▸ **WHAT YOU SHOULD DO**
Please return nothing but the lines between the line holding "Generate a LaTeX" and the line holding "inner sep=0pt] (title)", both ends included, without the pictures.

▸ **LISTED RECORDS**
----------

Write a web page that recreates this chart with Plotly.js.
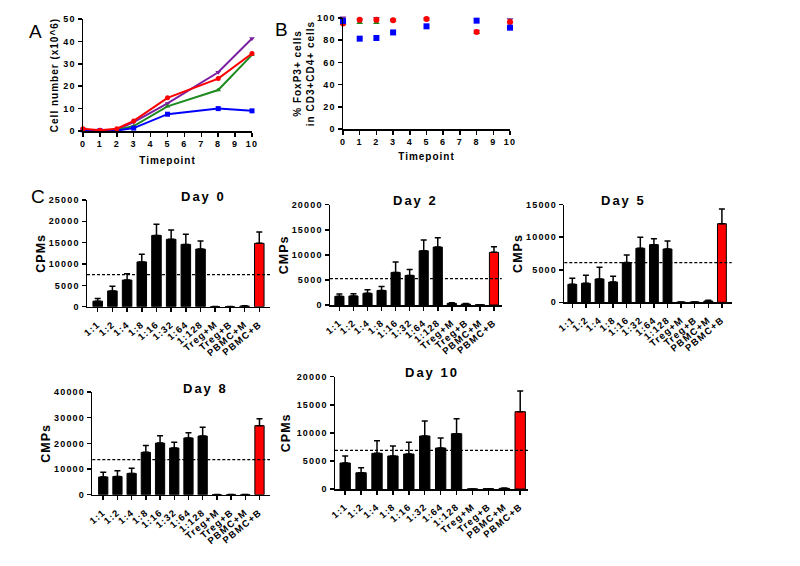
<!DOCTYPE html>
<html><head><meta charset="utf-8">
<script src="https://cdn.plot.ly/plotly-3.0.1.min.js"></script>
<style>
body{margin:0;padding:0;background:#fff;}
#chart{width:800px;height:566px;}
svg text{letter-spacing:1.2px;}
svg text[class$="title"]{letter-spacing:1px;}
svg text.annotation-text{letter-spacing:2px;}
</style>
</head><body>
<div id="chart"></div>
<script>
// Panel A: cell numbers
const timepoints = [0, 1, 2, 3, 5, 8, 10];
const cellsPurple = [0.5, 0.3, 0.5, 4, 12.3, 26.2, 41.3];
const cellsRed    = [1.0, 0.3, 1.0, 4.5, 14.8, 23.4, 34.6];
const cellsGreen  = [0.5, 0.3, 0.5, 2.2, 11.0, 18.3, 34.0];
const cellsBlue   = [0.5, 0.2, 0.2, 1.3, 7.5, 10.0, 9.0];

// Panel B: % FoxP3+
const foxPurple = [100, 98, 99.5, 98, 99, 88, 98.5];
const foxGreen  = [95, 96, 96, 98, 99, 87, 97];
const foxRed    = [95, 98.5, 98.5, 98, 99, 87.5, 96.5];
const foxBlue   = [97.3, 81.4, 82, 87, 92.5, 97.6, 91.3];

// Panel C: CPMs
const conditions = ["1:1","1:2","1:4","1:8","1:16","1:32","1:64","1:128","Treg+M","Treg+B","PBMC+M","PBMC+B"];
const day0  = [1300, 3700, 6250, 10500, 16700, 15800, 14600, 13500, 30, 30, 150, 14850];
const day0E = [600, 1100, 1450, 1800, 2600, 2200, 2400, 1900, 0, 0, 100, 2650];
const day2  = [1730, 1800, 2330, 2900, 6500, 5900, 10800, 11550, 330, 200, 50, 10500];
const day2E = [470, 460, 730, 800, 2070, 1200, 2150, 1850, 120, 100, 0, 1100];
const day5  = [2760, 2920, 3580, 3120, 6100, 8300, 8860, 8190, 30, 60, 200, 12080];
const day5E = [930, 1230, 1800, 880, 1170, 1680, 920, 1230, 0, 0, 100, 2250];
const day8  = [6900, 7100, 8300, 16500, 20100, 18200, 22100, 22860, 50, 100, 100, 26900];
const day8E = [1800, 2200, 1960, 2700, 2900, 2200, 2050, 3370, 0, 0, 0, 2700];
const day10  = [4630, 2900, 6350, 5880, 6230, 9440, 7300, 9850, 20, 60, 120, 13770];
const day10E = [1250, 900, 2250, 1780, 2080, 2660, 1780, 2670, 0, 0, 60, 3680];
const thresholds = [7500, 5250, 6100, 13640, 6880];
const dayTitles = ["Day 0", "Day 2", "Day 5", "Day 8", "Day 10"];
const dayYTitles = ["CPMs", "CMPs", "CMPs", "CMPs", "CPMs"];

const FONT = "Liberation Sans, Arial, sans-serif";
const purple = "#7b1fa2", red = "#ff0000", green = "#1f8a1f", blue = "#0000ff";
const W = 800, H = 566;
const px = v => v / W, py = v => 1 - v / H;

const traces = [];
function lineTrace(y, color, symbol){
  return {x: timepoints, y: y, type: "scatter", mode: "lines+markers", xaxis: "x", yaxis: "y",
    line: {color: color, width: 2}, marker: {color: color, size: 5, symbol: symbol}, showlegend: false, cliponaxis: false};
}
traces.push(lineTrace(cellsPurple, purple, "triangle-down"));
traces.push(lineTrace(cellsGreen, green, "triangle-up"));
traces.push(lineTrace(cellsBlue, blue, "square"));
traces.push(lineTrace(cellsRed, red, "circle"));

function dotTrace(y, color, symbol){
  return {x: timepoints, y: y, type: "scatter", mode: "markers", xaxis: "x2", yaxis: "y2",
    marker: {color: color, size: 6, symbol: symbol}, showlegend: false, cliponaxis: false};
}
traces.push(dotTrace(foxPurple, purple, "triangle-down"));
traces.push(dotTrace(foxGreen, green, "triangle-up"));
traces.push(dotTrace(foxRed, red, "circle"));
traces.push(dotTrace(foxBlue, blue, "square"));

const dayVals = [day0, day2, day5, day8, day10];
const dayErrs = [day0E, day2E, day5E, day8E, day10E];
const barColors = conditions.map(c => c === "PBMC+B" ? red : "#000000");
dayVals.forEach((vals, i) => {
  const n = i + 3;
  traces.push({x: conditions, y: vals, type: "bar", xaxis: "x" + n, yaxis: "y" + n,
    marker: {color: barColors, line: {color: "#000", width: 1}}, width: 0.65,
    error_y: {type: "data", symmetric: false, array: dayErrs[i], arrayminus: vals.map(() => 0),
      color: "#000", thickness: 1.5, width: 3},
    showlegend: false});
});

const axBase = {showline: true, linecolor: "#000", linewidth: 1.5, ticks: "outside", ticklen: 4,
  tickwidth: 1.5, tickcolor: "#000", showgrid: false, zeroline: false, tickformat: "d",
  tickfont: {family: FONT, size: 9, color: "#000", weight: "bold"}};
function titleObj(t, size, standoff){ return {text: t, standoff: standoff, font: {family: FONT, size: size, color: "#000", weight: "bold"}}; }

const layout = {
  width: W, height: H, margin: {l: 0, r: 0, t: 0, b: 0},
  paper_bgcolor: "#fff", plot_bgcolor: "#fff",
  xaxis: Object.assign({}, axBase, {domain: [px(83), px(252)], range: [0, 10], dtick: 1, tick0: 0, anchor: "y",
    title: titleObj("Timepoint", 10, 8)}),
  yaxis: Object.assign({}, axBase, {domain: [py(131), py(19)], range: [0, 50], dtick: 10, anchor: "x",
    title: titleObj("Cell number (x10^6)", 10, 3)}),
  xaxis2: Object.assign({}, axBase, {domain: [px(343), px(510)], range: [0, 10], dtick: 1, tick0: 0, anchor: "y2",
    title: titleObj("Timepoint", 10, 6)}),
  yaxis2: Object.assign({}, axBase, {domain: [py(129), py(18)], range: [0, 100], dtick: 20, anchor: "x2",
    title: titleObj("% FoxP3+ cells<br>in CD3+CD4+ cells", 10, 0)}),
  annotations: [
    {text: "A", x: px(27), y: py(19), xref: "paper", yref: "paper", showarrow: false, font: {family: FONT, size: 19, color: "#000"}},
    {text: "B", x: px(282), y: py(17), xref: "paper", yref: "paper", showarrow: false, font: {family: FONT, size: 19, color: "#000"}},
    {text: "C", x: px(29), y: py(196), xref: "paper", yref: "paper", showarrow: false, font: {family: FONT, size: 19, color: "#000"}}
  ],
  shapes: []
};

// pixel boxes [left, right, top, bottom]
const barBox = [[87, 270, 200, 306.7], [330, 501.7, 204.7, 305], [564.3, 731.7, 204.7, 302.3], [92.3, 270, 392, 494.7], [335, 528, 376.7, 489]];
const titleY = [196, 200, 200, 388, 372];
const barXR = [[-0.73, 11.73], [-0.67, 11.55], [-0.59, 11.72], [-0.77, 11.74], [-0.64, 11.49]];
const barYR = [[0, 25000, 5000], [0, 20000, 5000], [0, 15000, 5000], [0, 40000, 10000], [0, 20000, 5000]];
const titleStand = [0, 0, 0, 0, 3];
for (let i = 0; i < 5; i++) {
  const n = i + 3, b = barBox[i];
  layout["xaxis" + n] = Object.assign({}, axBase, {domain: [px(b[0]), px(b[1])], range: barXR[i], type: "category",
    tickangle: -40, ticklabelstandoff: 3, tickfont: {family: FONT, size: 9.5, color: "#000", weight: "bold"}, anchor: "y" + n});
  layout["yaxis" + n] = Object.assign({}, axBase, {domain: [py(b[3]), py(b[2])], range: [barYR[i][0], barYR[i][1]],
    dtick: barYR[i][2], anchor: "x" + n,
    title: titleObj(dayYTitles[i], 12.5, titleStand[i])});
  layout.shapes.push({type: "line", xref: "x" + n + " domain", x0: 0, x1: 1, yref: "y" + n,
    y0: thresholds[i], y1: thresholds[i], line: {color: "#000", width: 1.2, dash: "3px,2px"}});
  layout.annotations.push({text: dayTitles[i], xref: "paper", x: px((b[0] + b[1]) / 2), yref: "paper", y: py(titleY[i]),
    yanchor: "middle", showarrow: false, font: {family: FONT, size: 13, color: "#000", weight: "bold"}});
}

Plotly.newPlot("chart", traces, layout, {staticPlot: true});
</script>
</body></html>
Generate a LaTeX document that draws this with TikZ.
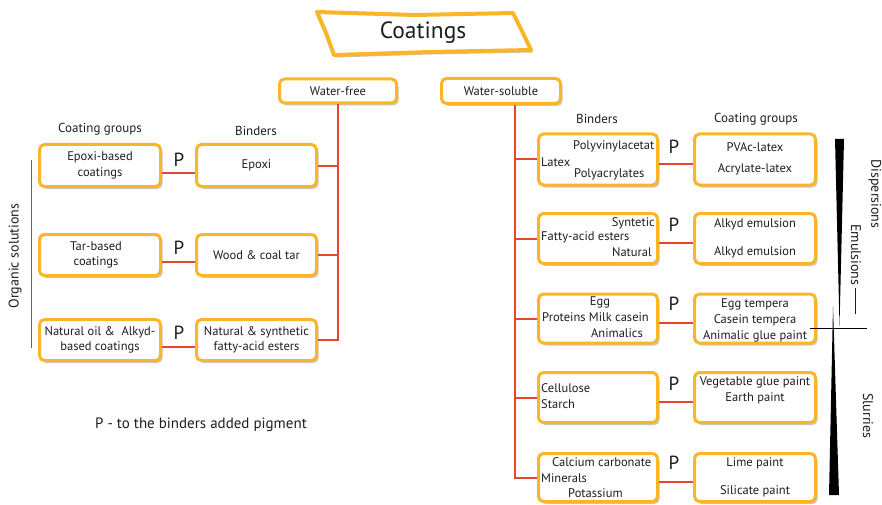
\documentclass[tikz,border=0pt]{standalone}
\usepackage{fontspec}
\setmainfont{PT Sans}
\usetikzlibrary{shadows,calc}
\definecolor{boxorange}{RGB}{250,182,40}
\definecolor{linered}{RGB}{229,70,44}
\definecolor{txt}{RGB}{30,30,30}
\tikzset{
  box/.style={draw=boxorange, line width=3pt, rounded corners=5pt, fill=white,
    drop shadow={shadow xshift=2pt, shadow yshift=-2.5pt, opacity=0.22, fill=black},
    inner sep=0pt, text=txt, align=center, font=\fontsize{12.5}{15.5}\selectfont},
  conn/.style={draw=linered, line width=2pt},
  lbl/.style={text=txt, font=\fontsize{12.5}{14}\selectfont, inner sep=0pt},
  hdr/.style={text=txt, font=\fontsize{13}{14}\selectfont, inner sep=0pt},
  plbl/.style={text=txt, font=\fontsize{19}{20}\selectfont, inner sep=0pt},
  side/.style={text=txt, font=\fontsize{14}{15}\selectfont, inner sep=0pt},
}
\begin{document}
\begin{tikzpicture}[x=1pt,y=-1pt]
\useasboundingbox[fill=white] (0,0) rectangle (882,505);

% title
\filldraw[draw=boxorange, fill=white, line width=4pt, line join=round,
  drop shadow={shadow xshift=2pt, shadow yshift=-2.5pt, opacity=0.22, fill=black}]
  (317,12) -- (415,15) -- (513,13) -- (522,31) -- (531,50) -- (430,52) -- (334,55) -- (326,33) -- cycle;
\node[text=txt, font=\fontsize{23.5}{24}\selectfont, inner sep=0pt] (title) at (423,33) {Coatings};

% top boxes
\node[box, minimum width=117pt, minimum height=24pt] (wf) at (338,91) {Water-free};
\node[box, minimum width=119pt, minimum height=25pt] (ws) at (501,91) {Water-soluble};

% left headers
\node[hdr] (hcg1) at (100,129) {Coating groups};
\node[hdr] (hb1) at (256,131) {Binders};

% left boxes
\node[box, minimum width=121pt, minimum height=42pt] (eb) at (100,165.5) {Epoxi-based\\coatings};
\node[box, minimum width=120pt, minimum height=42pt] (ep) at (256.5,165.5) {Epoxi};
\node[box, minimum width=121pt, minimum height=41pt, text width=110pt] (tb) at (100,255) {\hspace*{-8pt}Tar-based\\\hspace*{-8pt}coatings};
\node[box, minimum width=120pt, minimum height=41pt] (wc) at (256.5,255) {Wood \& coal tar};
\node[box, minimum width=121pt, minimum height=41pt] (no) at (100,340) {Natural oil \&\ \ Alkyd-\\based coatings};
\node[box, minimum width=120pt, minimum height=41pt] (nf) at (256.5,340) {Natural \& synthetic\\fatty-acid esters};

\node[plbl] (p1) at (179,160) {P};
\node[plbl] (p2) at (179,248) {P};
\node[plbl] (p3) at (179,333) {P};

\draw[conn] ([yshift=-7pt]eb.east) -- ([yshift=-7pt]ep.west);
\draw[conn] ([yshift=-7pt]tb.east) -- ([yshift=-7pt]wc.west);
\draw[conn] ([yshift=-7pt]no.east) -- ([yshift=-7pt]nf.west);
\draw[conn] (wf.south) |- (nf.east);
\draw[conn] (ep.east) -- (ep.east -| wf.south);
\draw[conn] (wc.east) -- (wc.east -| wf.south);

% organic solutions
\node[side, rotate=90] (org) at (15,256) {Organic solutions};
\draw[gray!80!black, line width=1pt] (31,160) -- (31,348);

% legend
\node[text=txt, font=\fontsize{15}{16}\selectfont, inner sep=0pt] (leg) at (201,425) {P - to the binders added pigment};

% right headers
\node[hdr] (hb2) at (597,119) {Binders};
\node[hdr] (hcg2) at (756,119) {Coating groups};

% right boxes
\node[box, minimum width=119pt, minimum height=51pt] (b1) at (598,159.5) {};
\node[box, minimum width=121pt, minimum height=51pt] (c1) at (755,159.5) {};
\node[box, minimum width=119pt, minimum height=50pt] (b2) at (598,238.5) {};
\node[box, minimum width=121pt, minimum height=50pt] (c2) at (755,238.5) {};
\node[box, minimum width=119pt, minimum height=49pt] (b3) at (598,318.5) {};
\node[box, minimum width=121pt, minimum height=49pt] (c3) at (755,318.5) {};
\node[box, minimum width=119pt, minimum height=50pt] (b4) at (598,397.5) {};
\node[box, minimum width=121pt, minimum height=50pt] (c4) at (755,397.5) {};
\node[box, minimum width=119pt, minimum height=48pt] (b5) at (598,477.5) {};
\node[box, minimum width=121pt, minimum height=48pt] (c5) at (755,477.5) {};

% right connectors
\coordinate (wsd) at ([xshift=14pt]ws.south);
\draw[conn] (wsd) |- (b5.west);
\foreach \b in {b1,b2,b3,b4}{\draw[conn] (\b.west -| wsd) -- (\b.west);}
\foreach \i in {1,...,5}{\draw[conn] ([yshift=-4.5pt]b\i.east) -- ([yshift=-4.5pt]c\i.west);}

\node[plbl] (q1) at (674,147) {P};
\node[plbl] (q2) at (674,225) {P};
\node[plbl] (q3) at (674,304) {P};
\node[plbl] (q4) at (674,384) {P};
\node[plbl] (q5) at (674,463) {P};

% binder texts
\node[lbl, anchor=west] (t11) at (573,146) {Polyvinylacetat};
\node[lbl, anchor=west] (t12) at (541,162) {Latex};
\node[lbl, anchor=west] (t13) at (574,174) {Polyacrylates};
\node[lbl, anchor=east] (t21) at (655,223) {Syntetic};
\node[lbl, anchor=west] (t22) at (541,237) {Fatty-acid esters};
\node[lbl, anchor=east] (t23) at (652,252) {Natural};
\node[lbl] (t31) at (600,302) {Egg};
\node[lbl, anchor=west] (t32) at (542,317) {Proteins Milk casein};
\node[lbl] (t33) at (617,333) {Animalics};
\node[lbl, anchor=west] (t41) at (541,388) {Cellulose};
\node[lbl, anchor=west] (t42) at (541,404) {Starch};
\node[lbl, anchor=west] (t51) at (552,462) {Calcium carbonate};
\node[lbl, anchor=west] (t52) at (541,478) {Minerals};
\node[lbl, anchor=west] (t53) at (568,493) {Potassium};

% coating texts
\node[lbl] (u11) at (755,147) {PVAc-latex};
\node[lbl] (u12) at (755,169) {Acrylate-latex};
\node[lbl] (u21) at (755,224) {Alkyd emulsion};
\node[lbl] (u22) at (755,252) {Alkyd emulsion};
\node[lbl] (u31) at (755,304) {Egg tempera};
\node[lbl] (u32) at (755,320) {Casein tempera};
\node[lbl] (u33) at (755,336) {Animalic glue paint};
\node[lbl] (u41) at (755,382) {Vegetable glue paint};
\node[lbl] (u42) at (755,398) {Earth paint};
\node[lbl] (u51) at (755,463) {Lime paint};
\node[lbl] (u52) at (755,491) {Silicate paint};

% wedges and side labels
\fill[black] (835,139) -- (844,139) -- (839.5,326) -- cycle;
\fill[black] (833,306) -- (839,495) -- (829,495) -- cycle;
\draw[black, line width=0.7pt] (810,328) -- (867,328);
\node[side, rotate=-90] (disp) at (875,194) {Dispersions};
\node[side, rotate=-90] (emul) at (856,269) {Emulsions\,\rule[0.28em]{26pt}{0.8pt}};
\node[side, rotate=-90] (slur) at (868,416) {Slurries};
\end{tikzpicture}
\end{document}
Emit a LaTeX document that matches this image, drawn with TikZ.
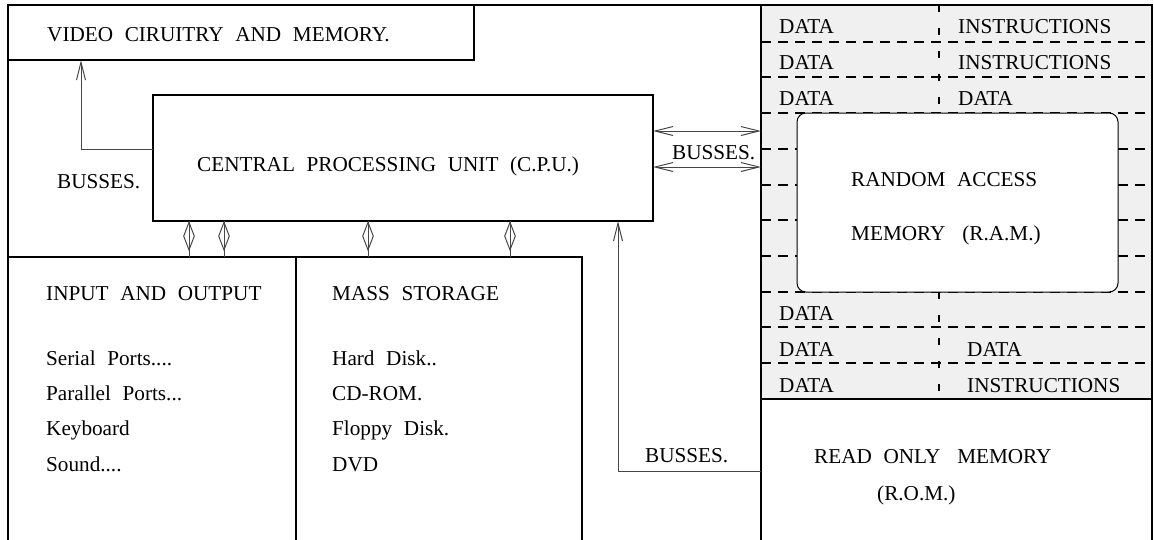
\documentclass[tikz,border=0pt]{standalone}
\usepackage{fontspec}
\setmainfont{Liberation Serif}
\usetikzlibrary{arrows.meta,shapes.geometric}
\newcommand{\wgap}{\hspace{0.55em}}
\newcommand{\wgapp}{\hspace{0.8em}}
\definecolor{memfill}{RGB}{240,240,240}
\definecolor{wirecol}{RGB}{70,70,70}

\begin{document}
\begin{tikzpicture}[x=1pt,y=-1pt,
  every node/.style={font=\fontsize{21.2}{25}\selectfont, inner sep=0pt},
  box/.style={draw, line width=1.8pt, anchor=north west, inner sep=0pt, outer sep=0pt},
  lbl/.style={anchor=base west},
  rowline/.style={line width=1.6pt, dash pattern=on 10pt off 7pt},
  colline/.style={line width=1.4pt, dash pattern=on 7pt off 16pt},
  wire/.style={draw=wirecol, line width=1pt},
  tip/.style={wire, -{Straight Barb[length=18pt,width=9pt]}},
  twotip/.style={wire, {Straight Barb[length=18pt,width=9pt]}-{Straight Barb[length=18pt,width=9pt]}},
  dmd/.style={draw=wirecol, line width=1pt, diamond, minimum width=11pt, minimum height=28pt, inner sep=0pt},
]
\useasboundingbox (0,0) rectangle (1154,539);

% memory column: shaded cells, read only memory below
\node[box, fill=memfill, minimum width=391pt, minimum height=394pt] (mem) at (761,5) {};
\foreach \yy in {42,77,113,149,185,220,256,292,327,363}
  \draw[rowline] (761,\yy) -- (1152,\yy);
\draw[colline] (939,5) -- (939,113);
\draw[colline] (939,292) -- (939,399);
\node[draw, line width=1pt, fill=white, rounded corners=9pt, anchor=north west,
      minimum width=321pt, minimum height=179pt, outer sep=0pt] (ram) at (797,113) {};
\node[box, minimum width=391pt, minimum height=146pt] (rom) at (761,399) {};

% outer frame
\draw[line width=1.8pt] (8,545) -- (8,5) -- (1152,5) -- (1152,545);

% main blocks
\node[box, minimum width=466pt, minimum height=55pt] (video) at (8,5) {};
\node[box, minimum width=500pt, minimum height=126pt] (cpu) at (153,95) {};
\node[box, minimum width=288pt, minimum height=288pt] (io) at (8,257) {};
\node[box, minimum width=286pt, minimum height=288pt] (mass) at (296,257) {};

% labels
\node[lbl] (tvideo) at (47,41) {VIDEO\wgap CIRUITRY\wgap AND\wgap MEMORY.};
\node[lbl] (tcpu) at (197,171) {CENTRAL\wgap PROCESSING\wgap UNIT\wgap (C.P.U.)};
\node[lbl] (tbusl) at (57,188) {BUSSES.};
\node[lbl] (tbusr) at (672,159) {BUSSES.};
\node[lbl] (tbusb) at (645,462) {BUSSES.};

\node[lbl] (tio) at (46,300) {INPUT\wgap AND\wgap OUTPUT};
\node[lbl] (tio1) at (46,365) {Serial\wgap Ports....};
\node[lbl] (tio2) at (46,400) {Parallel\wgap Ports...};
\node[lbl] (tio3) at (46,435) {Keyboard};
\node[lbl] (tio4) at (46,471) {Sound....};

\node[lbl] (tms) at (332,300) {MASS\wgap STORAGE};
\node[lbl] (tms1) at (332,365) {Hard\wgap Disk..};
\node[lbl] (tms2) at (332,400) {CD-ROM.};
\node[lbl] (tms3) at (332,435) {Floppy\wgap Disk.};
\node[lbl] (tms4) at (332,471) {DVD};

\node[lbl] (ra) at (779,33) {DATA};
\node[lbl] (rb) at (779,69) {DATA};
\node[lbl] (rc) at (779,105) {DATA};
\node[lbl] (rd) at (779,320) {DATA};
\node[lbl] (re) at (779,356) {DATA};
\node[lbl] (rf) at (779,392) {DATA};
\node[lbl] (sa) at (958,33) {INSTRUCTIONS};
\node[lbl] (sb) at (958,69) {INSTRUCTIONS};
\node[lbl] (sc) at (958,105) {DATA};
\node[lbl] (se) at (967,356) {DATA};
\node[lbl] (sf) at (967,392) {INSTRUCTIONS};

\node[lbl] (tram1) at (851,186) {RANDOM\wgap ACCESS};
\node[lbl] (tram2) at (851,240) {MEMORY\wgapp (R.A.M.)};
\node[lbl] (trom1) at (814,463) {READ\wgap ONLY\wgapp MEMORY};
\node[lbl] (trom2) at (877,500) {(R.O.M.)};

% busses
\coordinate (vidtap) at (81,149);
\draw[tip] (cpu.west |- vidtap) -| (video.south -| vidtap);

\coordinate (b1) at (700,131);
\coordinate (b2) at (700,167);
\draw[twotip] (cpu.east |- b1) -- (mem.west |- b1);
\draw[twotip] (cpu.east |- b2) -- (mem.west |- b2);

\coordinate (romtap) at (618,471);
\draw[tip] (rom.west |- romtap) -| (cpu.south -| romtap);

\coordinate (d1) at (189,0);
\coordinate (d2) at (224,0);
\coordinate (d3) at (368,0);
\coordinate (d4) at (510,0);
\draw[wire] (cpu.south -| d1) -- node[dmd, pos=0.42] (dm1) {} (io.north -| d1);
\draw[wire] (cpu.south -| d2) -- node[dmd, pos=0.42] (dm2) {} (io.north -| d2);
\draw[wire] (cpu.south -| d3) -- node[dmd, pos=0.42] (dm3) {} (mass.north -| d3);
\draw[wire] (cpu.south -| d4) -- node[dmd, pos=0.42] (dm4) {} (mass.north -| d4);
\end{tikzpicture}
\end{document}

----------

▸ **ANSWER IN FULL**
Generate a LaTeX document that draws this with TikZ.
\documentclass[tikz,border=0pt]{standalone}
\usepackage{fontspec}
\setmainfont{PT Sans}
\usetikzlibrary{shadows,calc}
\definecolor{boxorange}{RGB}{250,182,40}
\definecolor{linered}{RGB}{229,70,44}
\definecolor{txt}{RGB}{30,30,30}
\tikzset{
  box/.style={draw=boxorange, line width=3pt, rounded corners=5pt, fill=white,
    drop shadow={shadow xshift=2pt, shadow yshift=-2.5pt, opacity=0.22, fill=black},
    inner sep=0pt, text=txt, align=center, font=\fontsize{12.5}{15.5}\selectfont},
  conn/.style={draw=linered, line width=2pt},
  lbl/.style={text=txt, font=\fontsize{12.5}{14}\selectfont, inner sep=0pt},
  hdr/.style={text=txt, font=\fontsize{13}{14}\selectfont, inner sep=0pt},
  plbl/.style={text=txt, font=\fontsize{19}{20}\selectfont, inner sep=0pt},
  side/.style={text=txt, font=\fontsize{14}{15}\selectfont, inner sep=0pt},
}
\begin{document}
\begin{tikzpicture}[x=1pt,y=-1pt]
\useasboundingbox[fill=white] (0,0) rectangle (882,505);

% title
\filldraw[draw=boxorange, fill=white, line width=4pt, line join=round,
  drop shadow={shadow xshift=2pt, shadow yshift=-2.5pt, opacity=0.22, fill=black}]
  (317,12) -- (415,15) -- (513,13) -- (522,31) -- (531,50) -- (430,52) -- (334,55) -- (326,33) -- cycle;
\node[text=txt, font=\fontsize{23.5}{24}\selectfont, inner sep=0pt] (title) at (423,33) {Coatings};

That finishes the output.